**INSTRUCTION**
Exactly repeat the material, dropping every picture from the copy.

□ □ □

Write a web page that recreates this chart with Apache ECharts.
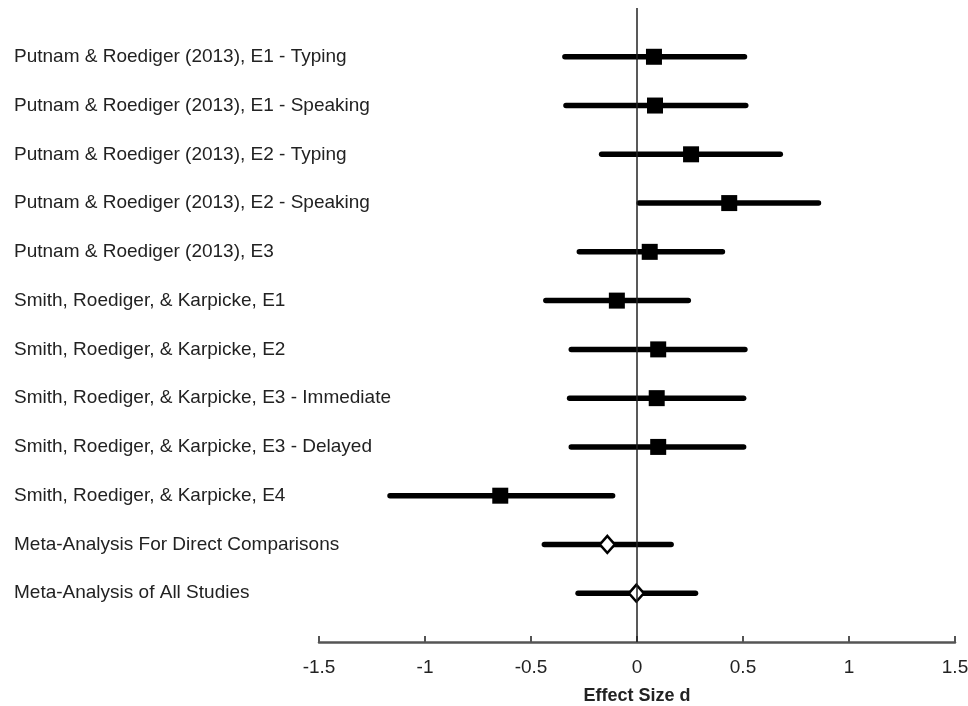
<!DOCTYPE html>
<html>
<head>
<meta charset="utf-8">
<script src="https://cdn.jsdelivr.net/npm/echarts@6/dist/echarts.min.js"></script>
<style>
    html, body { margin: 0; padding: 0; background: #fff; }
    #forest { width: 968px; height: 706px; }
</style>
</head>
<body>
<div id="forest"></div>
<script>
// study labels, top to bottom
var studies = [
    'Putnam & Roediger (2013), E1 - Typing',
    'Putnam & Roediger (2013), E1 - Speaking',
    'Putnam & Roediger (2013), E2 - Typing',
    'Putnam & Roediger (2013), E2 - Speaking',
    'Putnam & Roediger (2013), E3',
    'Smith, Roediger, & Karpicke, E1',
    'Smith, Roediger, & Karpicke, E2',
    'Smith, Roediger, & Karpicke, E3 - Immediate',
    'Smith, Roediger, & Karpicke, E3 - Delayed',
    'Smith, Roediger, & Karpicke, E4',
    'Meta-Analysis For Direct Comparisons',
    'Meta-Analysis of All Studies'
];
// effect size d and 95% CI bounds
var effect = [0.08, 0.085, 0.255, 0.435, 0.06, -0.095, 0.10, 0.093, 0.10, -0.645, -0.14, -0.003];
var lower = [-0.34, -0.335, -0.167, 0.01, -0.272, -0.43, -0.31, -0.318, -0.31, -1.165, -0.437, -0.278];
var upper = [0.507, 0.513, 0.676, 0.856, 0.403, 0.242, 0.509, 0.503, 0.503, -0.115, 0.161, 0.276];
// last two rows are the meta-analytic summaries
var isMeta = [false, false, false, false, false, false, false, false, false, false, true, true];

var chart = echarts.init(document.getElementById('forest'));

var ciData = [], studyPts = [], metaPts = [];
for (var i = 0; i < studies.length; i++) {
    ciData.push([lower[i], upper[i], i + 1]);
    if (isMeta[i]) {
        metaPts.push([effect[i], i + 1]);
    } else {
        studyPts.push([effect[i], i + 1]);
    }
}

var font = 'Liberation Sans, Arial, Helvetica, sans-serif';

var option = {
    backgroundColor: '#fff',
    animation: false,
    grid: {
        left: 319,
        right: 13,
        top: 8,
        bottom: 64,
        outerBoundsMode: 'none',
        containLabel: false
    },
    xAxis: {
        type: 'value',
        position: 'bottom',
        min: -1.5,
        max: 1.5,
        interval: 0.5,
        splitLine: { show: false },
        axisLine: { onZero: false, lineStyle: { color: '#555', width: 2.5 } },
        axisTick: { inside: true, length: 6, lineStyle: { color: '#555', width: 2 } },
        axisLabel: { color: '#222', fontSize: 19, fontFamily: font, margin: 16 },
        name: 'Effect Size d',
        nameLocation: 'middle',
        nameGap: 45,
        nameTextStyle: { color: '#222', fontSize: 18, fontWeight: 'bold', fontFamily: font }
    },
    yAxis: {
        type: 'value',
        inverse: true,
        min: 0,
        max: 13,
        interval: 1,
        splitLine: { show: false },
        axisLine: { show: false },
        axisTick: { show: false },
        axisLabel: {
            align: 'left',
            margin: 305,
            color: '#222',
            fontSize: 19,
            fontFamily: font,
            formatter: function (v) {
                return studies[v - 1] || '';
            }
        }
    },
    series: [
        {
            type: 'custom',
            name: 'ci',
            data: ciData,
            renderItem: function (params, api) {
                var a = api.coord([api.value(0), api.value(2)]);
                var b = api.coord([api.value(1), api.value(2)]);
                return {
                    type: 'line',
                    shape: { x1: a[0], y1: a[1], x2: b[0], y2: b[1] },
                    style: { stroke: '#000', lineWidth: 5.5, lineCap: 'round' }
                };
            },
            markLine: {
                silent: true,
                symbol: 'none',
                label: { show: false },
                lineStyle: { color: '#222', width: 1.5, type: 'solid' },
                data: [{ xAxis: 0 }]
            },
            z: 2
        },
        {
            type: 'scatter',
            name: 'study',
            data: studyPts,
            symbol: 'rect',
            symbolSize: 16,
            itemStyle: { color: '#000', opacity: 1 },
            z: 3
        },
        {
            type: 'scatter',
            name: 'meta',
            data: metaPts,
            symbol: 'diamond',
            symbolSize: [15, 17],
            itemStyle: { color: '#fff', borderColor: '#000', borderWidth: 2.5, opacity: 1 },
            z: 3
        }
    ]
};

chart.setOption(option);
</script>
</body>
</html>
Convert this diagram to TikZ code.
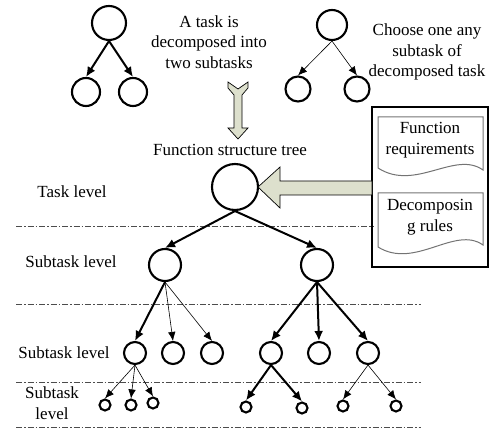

□ □ □

**RESPONSE**
Write a web page that recreates this chart with Apache ECharts.
<!DOCTYPE html>
<html>
<head>
<meta charset="utf-8">
<script src="https://cdn.jsdelivr.net/npm/echarts@6/dist/echarts.min.js"></script>
<style>
    html, body { margin: 0; padding: 0; background: #fff; }
    #forest { width: 968px; height: 706px; }
</style>
</head>
<body>
<div id="forest"></div>
<script>
// study labels, top to bottom
var studies = [
    'Putnam & Roediger (2013), E1 - Typing',
    'Putnam & Roediger (2013), E1 - Speaking',
    'Putnam & Roediger (2013), E2 - Typing',
    'Putnam & Roediger (2013), E2 - Speaking',
    'Putnam & Roediger (2013), E3',
    'Smith, Roediger, & Karpicke, E1',
    'Smith, Roediger, & Karpicke, E2',
    'Smith, Roediger, & Karpicke, E3 - Immediate',
    'Smith, Roediger, & Karpicke, E3 - Delayed',
    'Smith, Roediger, & Karpicke, E4',
    'Meta-Analysis For Direct Comparisons',
    'Meta-Analysis of All Studies'
];
// effect size d and 95% CI bounds
var effect = [0.08, 0.085, 0.255, 0.435, 0.06, -0.095, 0.10, 0.093, 0.10, -0.645, -0.14, -0.003];
var lower = [-0.34, -0.335, -0.167, 0.01, -0.272, -0.43, -0.31, -0.318, -0.31, -1.165, -0.437, -0.278];
var upper = [0.507, 0.513, 0.676, 0.856, 0.403, 0.242, 0.509, 0.503, 0.503, -0.115, 0.161, 0.276];
// last two rows are the meta-analytic summaries
var isMeta = [false, false, false, false, false, false, false, false, false, false, true, true];

var chart = echarts.init(document.getElementById('forest'));

var ciData = [], studyPts = [], metaPts = [];
for (var i = 0; i < studies.length; i++) {
    ciData.push([lower[i], upper[i], i + 1]);
    if (isMeta[i]) {
        metaPts.push([effect[i], i + 1]);
    } else {
        studyPts.push([effect[i], i + 1]);
    }
}

var font = 'Liberation Sans, Arial, Helvetica, sans-serif';

var option = {
    backgroundColor: '#fff',
    animation: false,
    grid: {
        left: 319,
        right: 13,
        top: 8,
        bottom: 64,
        outerBoundsMode: 'none',
        containLabel: false
    },
    xAxis: {
        type: 'value',
        position: 'bottom',
        min: -1.5,
        max: 1.5,
        interval: 0.5,
        splitLine: { show: false },
        axisLine: { onZero: false, lineStyle: { color: '#555', width: 2.5 } },
        axisTick: { inside: true, length: 6, lineStyle: { color: '#555', width: 2 } },
        axisLabel: { color: '#222', fontSize: 19, fontFamily: font, margin: 16 },
        name: 'Effect Size d',
        nameLocation: 'middle',
        nameGap: 45,
        nameTextStyle: { color: '#222', fontSize: 18, fontWeight: 'bold', fontFamily: font }
    },
    yAxis: {
        type: 'value',
        inverse: true,
        min: 0,
        max: 13,
        interval: 1,
        splitLine: { show: false },
        axisLine: { show: false },
        axisTick: { show: false },
        axisLabel: {
            align: 'left',
            margin: 305,
            color: '#222',
            fontSize: 19,
            fontFamily: font,
            formatter: function (v) {
                return studies[v - 1] || '';
            }
        }
    },
    series: [
        {
            type: 'custom',
            name: 'ci',
            data: ciData,
            renderItem: function (params, api) {
                var a = api.coord([api.value(0), api.value(2)]);
                var b = api.coord([api.value(1), api.value(2)]);
                return {
                    type: 'line',
                    shape: { x1: a[0], y1: a[1], x2: b[0], y2: b[1] },
                    style: { stroke: '#000', lineWidth: 5.5, lineCap: 'round' }
                };
            },
            markLine: {
                silent: true,
                symbol: 'none',
                label: { show: false },
                lineStyle: { color: '#222', width: 1.5, type: 'solid' },
                data: [{ xAxis: 0 }]
            },
            z: 2
        },
        {
            type: 'scatter',
            name: 'study',
            data: studyPts,
            symbol: 'rect',
            symbolSize: 16,
            itemStyle: { color: '#000', opacity: 1 },
            z: 3
        },
        {
            type: 'scatter',
            name: 'meta',
            data: metaPts,
            symbol: 'diamond',
            symbolSize: [15, 17],
            itemStyle: { color: '#fff', borderColor: '#000', borderWidth: 2.5, opacity: 1 },
            z: 3
        }
    ]
};

chart.setOption(option);
</script>
</body>
</html>
Convert this diagram to TikZ code.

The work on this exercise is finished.